This lavish adaptation of Victor Hugo's historical melodrama was Universal studio's most lucrative hit of the 1920s. It is set in 1482 and focuses on the romance of a gypsy, Esmerelda, with a nobleman in a socially polarised Paris; of the arrogant, brutal aristocracy and the persecuted poor.
Patsy Ruth Miller is histrionic and lacks appeal as the untamed dancing girl. What everyone remembers the film for is the grotesquery of Lon Chaney's portrayal of the title character, Quasimodo, the ringer of the bells. It's Chaney who makes this a horror film at all, not just for his legendary make-up effects, the deformity and gymnastics, but for the strange, primal enigma of his character.

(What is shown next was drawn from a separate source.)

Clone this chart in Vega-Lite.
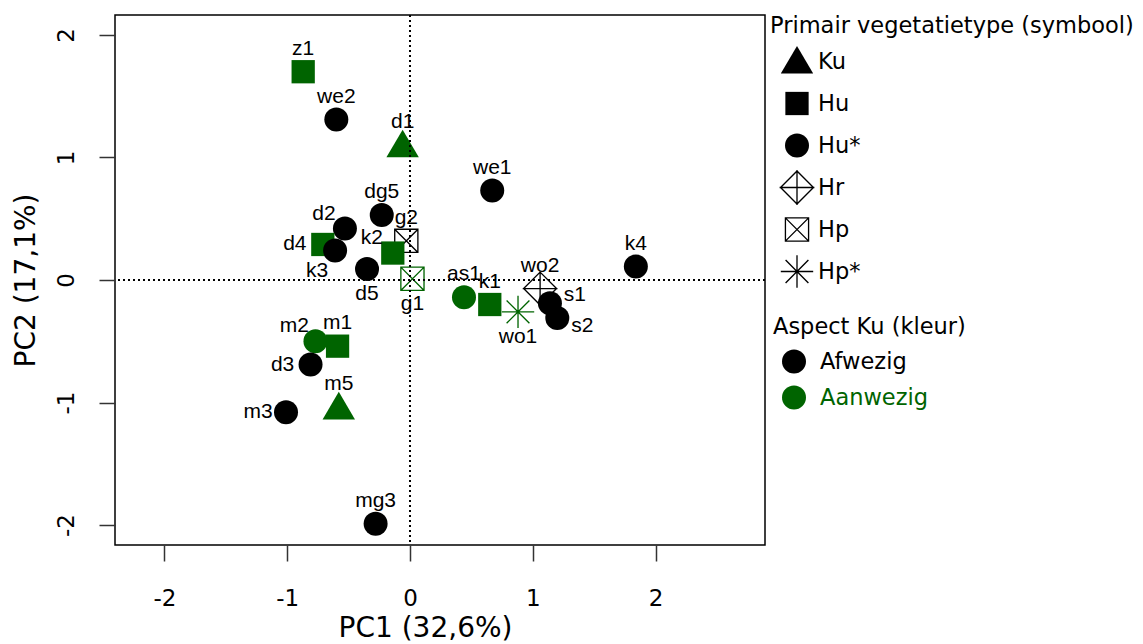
{
  "$schema": "https://vega.github.io/schema/vega-lite/v6.json",
  "width": 650,
  "height": 530,
  "autosize": {"type": "none"},
  "padding": {"left": 115, "top": 15, "right": 378, "bottom": 99},
  "background": "white",
  "config": {
    "view": {"stroke": "black", "strokeWidth": 1.5},
    "axis": {
      "grid": false,
      "domain": false,
      "tickSize": 16,
      "tickColor": "#333333",
      "tickWidth": 1.5,
      "labelFont": "DejaVu Sans",
      "labelFontSize": 23,
      "labelColor": "black",
      "titleFont": "DejaVu Sans",
      "titleFontSize": 28,
      "titleFontWeight": "normal",
      "titleColor": "black"
    },
    "legend": {
      "orient": "none",
      "padding": 0,
      "gridAlign": "all",
      "titleFont": "DejaVu Sans",
      "titleFontSize": 22.5,
      "titleFontWeight": "normal",
      "titleColor": "black",
      "labelFont": "DejaVu Sans",
      "labelFontSize": 22.5,
      "labelColor": "black",
      "symbolSize": 576,
      "symbolOpacity": 1,
      "labelLimit": 400,
      "titleLimit": 500
    }
  },
  "data": {
    "values": [
      {"id": "z1", "pc1": -0.87, "pc2": 1.70, "type": "Hu", "aspect": "Aanwezig", "pos": "top"},
      {"id": "we2", "pc1": -0.60, "pc2": 1.31, "type": "Hu*", "aspect": "Afwezig", "pos": "top"},
      {"id": "d1", "pc1": -0.06, "pc2": 1.10, "type": "Ku", "aspect": "Aanwezig", "pos": "top"},
      {"id": "we1", "pc1": 0.67, "pc2": 0.73, "type": "Hu*", "aspect": "Afwezig", "pos": "top"},
      {"id": "dg5", "pc1": -0.23, "pc2": 0.53, "type": "Hu*", "aspect": "Afwezig", "pos": "top"},
      {"id": "d2", "pc1": -0.53, "pc2": 0.42, "type": "Hu*", "aspect": "Afwezig", "pos": "topleft"},
      {"id": "g2", "pc1": -0.03, "pc2": 0.32, "type": "Hp", "aspect": "Afwezig", "pos": "top"},
      {"id": "d4", "pc1": -0.71, "pc2": 0.29, "type": "Hu", "aspect": "Aanwezig", "pos": "left"},
      {"id": "k3", "pc1": -0.61, "pc2": 0.24, "type": "Hu*", "aspect": "Afwezig", "pos": "bottomleft"},
      {"id": "k2", "pc1": -0.14, "pc2": 0.22, "type": "Hu", "aspect": "Aanwezig", "pos": "topleft"},
      {"id": "d5", "pc1": -0.35, "pc2": 0.09, "type": "Hu*", "aspect": "Afwezig", "pos": "bottom"},
      {"id": "g1", "pc1": 0.02, "pc2": 0.01, "type": "Hp", "aspect": "Aanwezig", "pos": "bottom"},
      {"id": "k4", "pc1": 1.84, "pc2": 0.11, "type": "Hu*", "aspect": "Afwezig", "pos": "top"},
      {"id": "wo2", "pc1": 1.06, "pc2": -0.07, "type": "Hr", "aspect": "Afwezig", "pos": "top"},
      {"id": "as1", "pc1": 0.44, "pc2": -0.14, "type": "Hu*", "aspect": "Aanwezig", "pos": "top"},
      {"id": "k1", "pc1": 0.65, "pc2": -0.20, "type": "Hu", "aspect": "Aanwezig", "pos": "top"},
      {"id": "wo1", "pc1": 0.88, "pc2": -0.26, "type": "Hp*", "aspect": "Aanwezig", "pos": "bottom"},
      {"id": "s1", "pc1": 1.14, "pc2": -0.19, "type": "Hu*", "aspect": "Afwezig", "pos": "topright"},
      {"id": "s2", "pc1": 1.20, "pc2": -0.31, "type": "Hu*", "aspect": "Afwezig", "pos": "bottomright"},
      {"id": "m2", "pc1": -0.77, "pc2": -0.50, "type": "Hu*", "aspect": "Aanwezig", "pos": "topleft"},
      {"id": "m1", "pc1": -0.59, "pc2": -0.54, "type": "Hu", "aspect": "Aanwezig", "pos": "top"},
      {"id": "d3", "pc1": -0.81, "pc2": -0.69, "type": "Hu*", "aspect": "Afwezig", "pos": "left"},
      {"id": "m5", "pc1": -0.58, "pc2": -1.04, "type": "Ku", "aspect": "Aanwezig", "pos": "top"},
      {"id": "m3", "pc1": -1.01, "pc2": -1.08, "type": "Hu*", "aspect": "Afwezig", "pos": "left"},
      {"id": "mg3", "pc1": -0.28, "pc2": -1.99, "type": "Hu*", "aspect": "Afwezig", "pos": "top"}
    ]
  },
  "encoding": {
    "x": {
      "field": "pc1", "type": "quantitative",
      "scale": {"domain": [-2.403, 2.892], "nice": false, "zero": false},
      "axis": {"title": "PC1 (32,6%)", "values": [-2, -1, 0, 1, 2], "labelExpr": "datum.value + ''", "labelPadding": 26, "titlePadding": 4, "titleX": 310}
    },
    "y": {
      "field": "pc2", "type": "quantitative",
      "scale": {"domain": [-2.163, 2.163], "nice": false, "zero": false},
      "axis": {"title": "PC2 (17,1%)", "values": [-2, -1, 0, 1, 2], "labelExpr": "datum.value + ''", "labelAngle": -90, "labelAlign": "center", "labelBaseline": "bottom", "labelPadding": 21, "titleX": -75}
    }
  },
  "layer": [
    {
      "mark": {"type": "point", "filled": true, "opacity": 1, "size": 576, "strokeWidth": 0},
      "encoding": {
        "shape": {
          "field": "type", "type": "nominal",
          "scale": {
            "domain": ["Ku", "Hu", "Hu*", "Hr", "Hp", "Hp*"],
            "range": [
              "M0,-1.3L1.35,1.0L-1.35,1.0Z",
              "M-0.97,-0.97H0.97V0.97H-0.97Z",
              "circle",
              "M0,-1.45L1.45,0L0,1.45L-1.45,0ZM0,-1.29L-1.29,0L0,1.29L1.29,0ZM-0.055,-1.45H0.055V1.45H-0.055ZM-1.45,-0.055H1.45V0.055H-1.45Z",
              "M-1.02,-1.02H1.02V1.02H-1.02ZM-0.91,-0.91V0.91H0.91V-0.91ZM-0.93,-1.01L1.01,0.93L0.93,1.01L-1.01,-0.93ZM1.01,-0.93L-0.93,1.01L-1.01,0.93L0.93,-1.01Z",
              "M-0.055,-1.35H0.055V1.35H-0.055ZM-1.35,-0.055H1.35V0.055H-1.35ZM-0.91,-0.99L0.99,0.91L0.91,0.99L-0.99,-0.91ZM0.99,-0.91L-0.91,0.99L-0.99,0.91L0.91,-0.99Z"
            ]
          },
          "legend": {
            "title": "Primair vegetatietype (symbool)",
            "legendX": 655, "legendY": 0,
            "rowPadding": 6,
            "titlePadding": 12,
            "symbolOffset": 15,
            "labelOffset": 9,
            "symbolFillColor": "black",
            "symbolStrokeWidth": 0
          }
        },
        "color": {
          "field": "aspect", "type": "nominal",
          "scale": {"domain": ["Afwezig", "Aanwezig"], "range": ["black", "#006400"]},
          "legend": {
            "title": "Aspect Ku (kleur)",
            "legendX": 658, "legendY": 301,
            "rowPadding": 11,
            "titlePadding": 10,
            "symbolOffset": 8,
            "labelOffset": 13,
            "symbolType": "circle",
            "encode": {
              "labels": {
                "update": {
                  "fill": {"scale": "color", "field": "value"}
                }
              }
            }
          }
        }
      }
    },
    {
      "mark": {"type": "rule", "color": "black", "strokeDash": [2, 3], "strokeWidth": 1.2},
      "encoding": {"x": {"datum": 0}, "y": null}
    },
    {
      "mark": {"type": "rule", "color": "black", "strokeDash": [2, 3], "strokeWidth": 1.2},
      "encoding": {"y": {"datum": 0}, "x": null}
    },
    {
      "transform": [{"filter": "datum.pos == 'top'"}],
      "mark": {"type": "text", "font": "Liberation Sans", "fontSize": 21, "color": "black", "dy": -23},
      "encoding": {"text": {"field": "id"}}
    },
    {
      "transform": [{"filter": "datum.pos == 'bottom'"}],
      "mark": {"type": "text", "font": "Liberation Sans", "fontSize": 21, "color": "black", "dy": 25},
      "encoding": {"text": {"field": "id"}}
    },
    {
      "transform": [{"filter": "datum.pos == 'left'"}],
      "mark": {"type": "text", "font": "Liberation Sans", "fontSize": 21, "color": "black", "dx": -28},
      "encoding": {"text": {"field": "id"}}
    },
    {
      "transform": [{"filter": "datum.pos == 'topleft'"}],
      "mark": {"type": "text", "font": "Liberation Sans", "fontSize": 21, "color": "black", "dx": -21, "dy": -15},
      "encoding": {"text": {"field": "id"}}
    },
    {
      "transform": [{"filter": "datum.pos == 'bottomleft'"}],
      "mark": {"type": "text", "font": "Liberation Sans", "fontSize": 21, "color": "black", "dx": -18, "dy": 20},
      "encoding": {"text": {"field": "id"}}
    },
    {
      "transform": [{"filter": "datum.pos == 'topright'"}],
      "mark": {"type": "text", "font": "Liberation Sans", "fontSize": 21, "color": "black", "dx": 25, "dy": -8},
      "encoding": {"text": {"field": "id"}}
    },
    {
      "transform": [{"filter": "datum.pos == 'bottomright'"}],
      "mark": {"type": "text", "font": "Liberation Sans", "fontSize": 21, "color": "black", "dx": 25, "dy": 8},
      "encoding": {"text": {"field": "id"}}
    }
  ]
}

Worsley's film is pretty early cinema and it doesn't have the visual expressionism of some of the later silent horrors, but what it does abundantly present is spectacle with the magnificent sets, particularly of the medieval cathedral, with its huge cast of extras in period costume.
This is the film where the great Lon Chaney became a big a star around the world and his Quasimodo remains definitive. The spectacle of the film, whether Chaney's demonic aura or the convincing recreation of fifteenth century Paris makes the first Hunchback of Notre-Dame the earliest Hollywood horror classic.